Recipe created by Chef Jason Hernandez, Blade & Tine Culinary Consulting.

In 2019, Jason Hernandez started his own culinary consultancy. At this point in his career, he’s right where he wants to be: creating innovative menus and dishes for a growing roster of foodservice clients.

He’s been moving toward this culinary goal since he was 15 and a dishwasher at a buffet concept in Colorado. Three years later, he was studying for a degree in architectural engineering when the idea of career in foodservice began to gel. He discovered he enjoyed his part-time jobs in restaurants far more than his course studies.

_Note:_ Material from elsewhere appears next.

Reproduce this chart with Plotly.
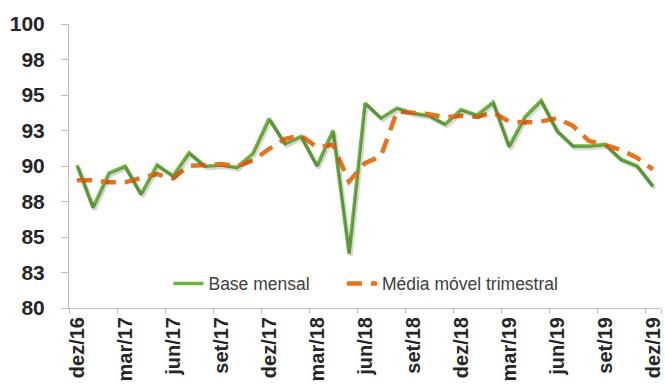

So, armed with a vision—to create great food in a pleasing environment—a solid work ethic and drive, Jason began to accumulate the titles and positions that lead to culinary and operational leadership.

At 19, he was promoted to his first Sous Chef position at a local steakhouse. At 21, he was appointed Executive Chef/Banquet Chef at Wynkoop Brewing Company in Denver. From Wynkoop, he served as Executive Kitchen Manager for Old Chicago Restaurants in Denver. In 2006 , he joined BJ’s Restaurants & Brewhouse. Over the next ten years, he rose through the BJ’s ranks, starting as Regional Kitchen/Operations Manager, advancing to Senior Manager of Culinary and Kitchen Operations, and ending as Director of Kitchen Operations and Development.

After BJ’s and prior to launching his own culinary consultancy, he spent one year as Director of Culinary Operations at St Elmo’s Steakhouse and another year with similar responsibilities at Harry & Izzy’s in Indianapolis before returning west to accept the position of VP of Kitchen Operations for LA-based Eureka Restaurant Group, a full-service gourmet burger concept.